Start Here: Basic Questions

  1. Do you need something simple and interpretable?
    • → Use Simple MA with window = 12 (monthly) or 4 (quarterly)
  2. Does recent data matter more than old data?
    • → Use EWMA with α = 0.2-0.4
  3. Is the trend changing quickly and you need to catch it?
    • → Use EWMA with α = 0.5-0.7 or Zero-Lag EMA
  4. Do you need weighted averaging with more emphasis on recent data?
    • → Use Weighted MA or Zero-Lag EMA
  5. Is your data strongly seasonal?
    • → Consider STL decomposition instead (see advanced vignette)

Parameter Selection Quick Reference

For monthly data:

# Conservative (smooth)
data |> augment_trends(value_col = "value", methods = "ma", window = 24)
data |> augment_trends(value_col = "value", methods = "ewma", smoothing = 0.15)

# Balanced (recommended starting point)
data |> augment_trends(value_col = "value", methods = "ma", window = 12)
data |> augment_trends(value_col = "value", methods = "ewma", smoothing = 0.3)

# Responsive (catches changes quickly)
data |> augment_trends(value_col = "value", methods = "ma", window = 6)
data |> augment_trends(value_col = "value", methods = "ewma", smoothing = 0.6)

For quarterly data:

# Conservative
data |> augment_trends(value_col = "value", methods = "ma", window = 8)

# Balanced
data |> augment_trends(value_col = "value", methods = "ma", window = 4)

# Responsive
data |> augment_trends(value_col = "value", methods = "ewma", smoothing = 0.5)

Common Pitfalls and Solutions

Pitfall 1: Window Too Small

Problem: Trend still looks noisy Solution: Increase window size or use EWMA with lower α

Pitfall 2: Window Too Large

Problem: Trend lags behind recent changes Solution: Decrease window size, use EWMA/DEMA, or try Hull MA

Pitfall 3: Missing Values at Edges

Problem: MA produces NA values at the start/end Solution: This is expected - MAs need complete windows. Use methods like HP filter or Kalman smoother if you need values at edges.

Summary

Moving averages are versatile tools for trend extraction:

Key parameters: - Window size (for MA): 12 months typical for monthly data - Alpha (for EWMA): 0.2-0.4 for most applications

Remember: Always visualize your results and experiment with parameters.
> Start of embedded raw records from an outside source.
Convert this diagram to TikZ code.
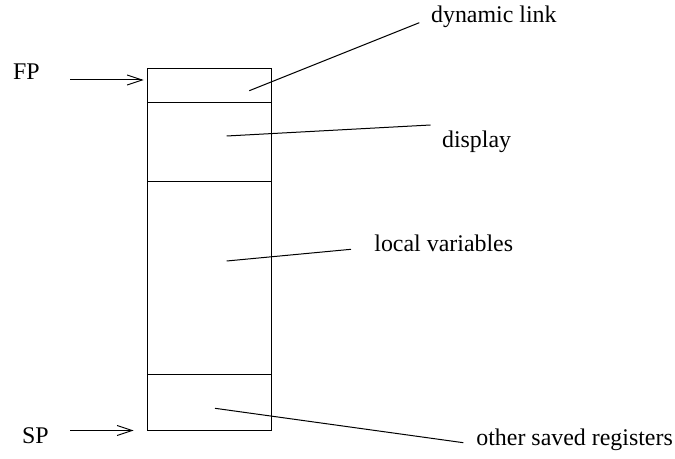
\documentclass[tikz,border=0pt]{standalone}
\usepackage{fontspec}
\setmainfont{Liberation Serif}
\usetikzlibrary{arrows.meta, positioning}

\tikzset{
    cell/.style={draw, rectangle, line width=0.6pt, minimum width=62pt, inner sep=0pt, outer sep=0pt},
    lbl/.style={inner sep=0pt, anchor=base west},
    ptr/.style={-{Straight Barb[length=7.5pt, width=5pt]}, line width=0.5pt},
    leader/.style={line width=0.5pt}
}

\begin{document}
\begin{tikzpicture}[x=0.5pt, y=-0.5pt, font=\fontsize{11.95}{14}\selectfont]
        \useasboundingbox (0,0) rectangle (675,459);

        % Nodes
        \node[cell, minimum height=17pt, anchor=north west] (dynlink) at (147.7,68.3) {};
        \node[cell, minimum height=39.7pt, below=0pt of dynlink] (display) {};
        \node[cell, minimum height=96.25pt, below=0pt of display] (locals) {};
        \node[cell, minimum height=28.15pt, below=0pt of locals] (saved) {};

        \node[lbl] (fp) at (12.7,80) {FP};
        \node[lbl] (sp) at (21.7,443.3) {SP};

        \node[lbl] (dynlbl) at (430.7,22.7) {dynamic link};
        \node[lbl] (displbl) at (441.7,148) {display};
        \node[lbl] (loclbl) at (374,251.7) {local variables};
        \node[lbl] (savlbl) at (476,445.5) {other saved registers};

        \coordinate (dynlink-in) at (249.3,90.7);
        \coordinate (display-in) at (226.7,136);
        \coordinate (locals-in) at (226.7,261);
        \coordinate (saved-in) at (215,408.3);

        % Arrows
        \draw[ptr] ([xshift=15pt]fp.base east) -- ([xshift=-2pt]fp.base -| dynlink.west);
        \draw[ptr] ([xshift=15pt]fp.base east |- saved.south west) -- ([xshift=-7pt]saved.south west);

        % Leaders
        \draw[leader] (dynlink-in) -- ([xshift=-5.7pt]dynlbl.base west);
        \draw[leader] (display-in) -- ([xshift=-5.6pt, yshift=11.5pt]displbl.base west);
        \draw[leader] (locals-in) -- ([xshift=-11.5pt, yshift=1.2pt]loclbl.base west);
        \draw[leader] (saved-in) -- ([xshift=-6.35pt, yshift=1.4pt]savlbl.base west);
    \end{tikzpicture}
\end{document}
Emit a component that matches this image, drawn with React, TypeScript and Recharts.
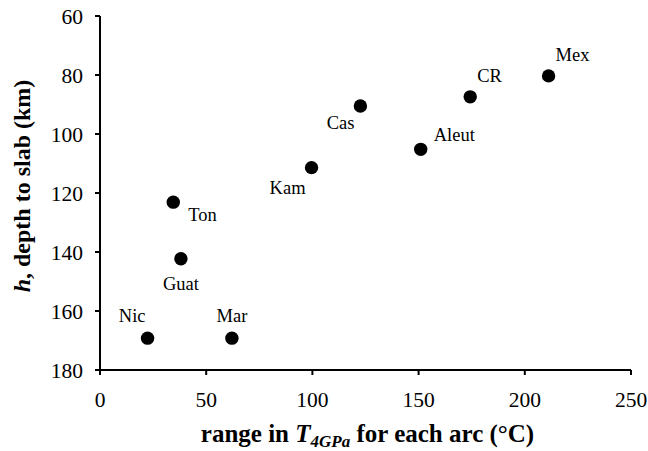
import { ScatterChart, Scatter, XAxis, YAxis } from 'recharts'

// arc names, T4GPa range (°C), depth to slab h (km)
const arcs = ['Nic', 'Ton', 'Guat', 'Mar', 'Kam', 'Cas', 'Aleut', 'CR', 'Mex']
const rangeT = [22.4, 34.5, 38.1, 62.1, 99.6, 122.6, 151, 174.3, 211.2]
const depthH = [169.2, 123.1, 142.3, 169.2, 111.4, 90.5, 105.2, 87.4, 80.3]

const xTicks = [0, 50, 100, 150, 200, 250]
const yTicks = [60, 80, 100, 120, 140, 160, 180]
const rightTicks = [77, 125, 173]

const points = arcs.map((name, i) => ({ name, x: rangeT[i], h: depthH[i] }))

// where each point's name sits relative to the dot
const labelPlace: Record<string, { dx: number; dy: number; anchor: 'start' | 'middle' | 'end' }> = {
  Nic: { dx: -2, dy: -16, anchor: 'end' },
  Ton: { dx: 15, dy: 19, anchor: 'start' },
  Guat: { dx: 0, dy: 31, anchor: 'middle' },
  Mar: { dx: 0, dy: -16, anchor: 'middle' },
  Kam: { dx: -6, dy: 26, anchor: 'end' },
  Cas: { dx: -6, dy: 23, anchor: 'end' },
  Aleut: { dx: 13, dy: -8, anchor: 'start' },
  CR: { dx: 7, dy: -15, anchor: 'start' },
  Mex: { dx: 7, dy: -15, anchor: 'start' },
}

const FONT = 'Liberation Serif'
const GRAY = '#808080'

const Dot = (props: any) => {
  const { cx, cy, payload } = props
  const p = labelPlace[payload.name]
  return (
    <g>
      <circle cx={cx} cy={cy} r={6.7} fill="#000" />
      <text x={cx + p.dx} y={cy + p.dy} textAnchor={p.anchor} fontFamily={FONT} fontSize={18.5} fill="#000">
        {payload.name}
      </text>
    </g>
  )
}

const XTitle = (props: any) => {
  const vb = props.viewBox
  const cx = vb.x + vb.width / 2
  return (
    <text x={cx + 2} y={442} textAnchor="middle" fontFamily={FONT} fontWeight="bold" fontSize={25} fill="#000">
      range in <tspan fontStyle="italic">T</tspan>
      <tspan fontStyle="italic" fontSize={17} dy={5}>4GPa</tspan>
      <tspan dy={-5}> for each arc (°C)</tspan>
    </text>
  )
}

const YTitle = (props: any) => {
  const vb = props.viewBox
  const cy = vb.y + vb.height / 2 - 7
  const x = 30
  return (
    <text x={x} y={cy} transform={`rotate(-90, ${x}, ${cy})`} textAnchor="middle" fontFamily={FONT} fontWeight="bold" fontSize={24} fill="#000">
      <tspan fontStyle="italic">h</tspan>, depth to slab (km)
    </text>
  )
}

const tickStyle = { fontSize: 21.5, fill: '#000', fontFamily: FONT }

export default function App() {
  return (
    <div style={{ position: 'absolute', left: 0, top: 0, background: '#fff' }}>
      <ScatterChart width={648} height={451} margin={{ top: 16, right: 17, bottom: 0, left: 0 }}>
        <XAxis
          xAxisId="main"
          type="number"
          dataKey="x"
          domain={[0, 250]}
          ticks={xTicks}
          tick={tickStyle}
          tickSize={5}
          tickMargin={17}
          stroke="#000"
          strokeWidth={2}
          height={81}
          label={{ content: XTitle }}
        />
        <XAxis
          xAxisId="top"
          orientation="top"
          type="number"
          domain={[0, 250]}
          tick={false}
          height={0}
          stroke={GRAY}
          strokeWidth={1}
        />
        <YAxis
          yAxisId="left"
          type="number"
          dataKey="h"
          domain={[60, 180]}
          reversed
          ticks={yTicks}
          tick={tickStyle}
          tickSize={5}
          tickMargin={12}
          stroke="#000"
          strokeWidth={2}
          width={100}
          label={{ content: YTitle }}
        />
        <YAxis
          yAxisId="right"
          orientation="right"
          type="number"
          domain={[60, 180]}
          reversed
          ticks={rightTicks}
          tick={() => <g />}
          tickSize={5}
          mirror
          width={0}
          stroke={GRAY}
          strokeWidth={1}
        />
        <Scatter
          data={points}
          xAxisId="main"
          yAxisId="left"
          fill="#000"
          shape={Dot}
          isAnimationActive={false}
        />
      </ScatterChart>
    </div>
  )
}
The “best” method and parameters depend on your specific data and analytical goals.

Further Reading

Appendix: Mathematical Details

For readers interested in the mathematical foundations:

Simple Moving Average

\[\text{MA}_t = \frac{1}{n} \sum_{i=0}^{n-1} X_{t-i}\]

where \(X_t\) is the value at time \(t\), and \(n\) is the window size.

Exponentially Weighted Moving Average

\[\text{EWMA}_t = \alpha \cdot X_t + (1-\alpha) \cdot \text{EWMA}_{t-1}\]

where \(0 < \alpha \leq 1\) is the smoothing parameter. Alternatively expressed as:

\[\text{EWMA}_t = \alpha \sum_{i=0}^{\infty} (1-\alpha)^i X_{t-i}\]

This shows EWMA as an infinite weighted sum with exponentially decaying weights.

Weighted Moving Average

\[\text{WMA}_t = \frac{\sum_{i=0}^{n-1} w_i \cdot X_{t-i}}{\sum_{i=0}^{n-1} w_i}\]

where \(w_i\) are the weights (typically \(w_i = n-i\), giving more weight to recent observations) and \(n\) is the window size.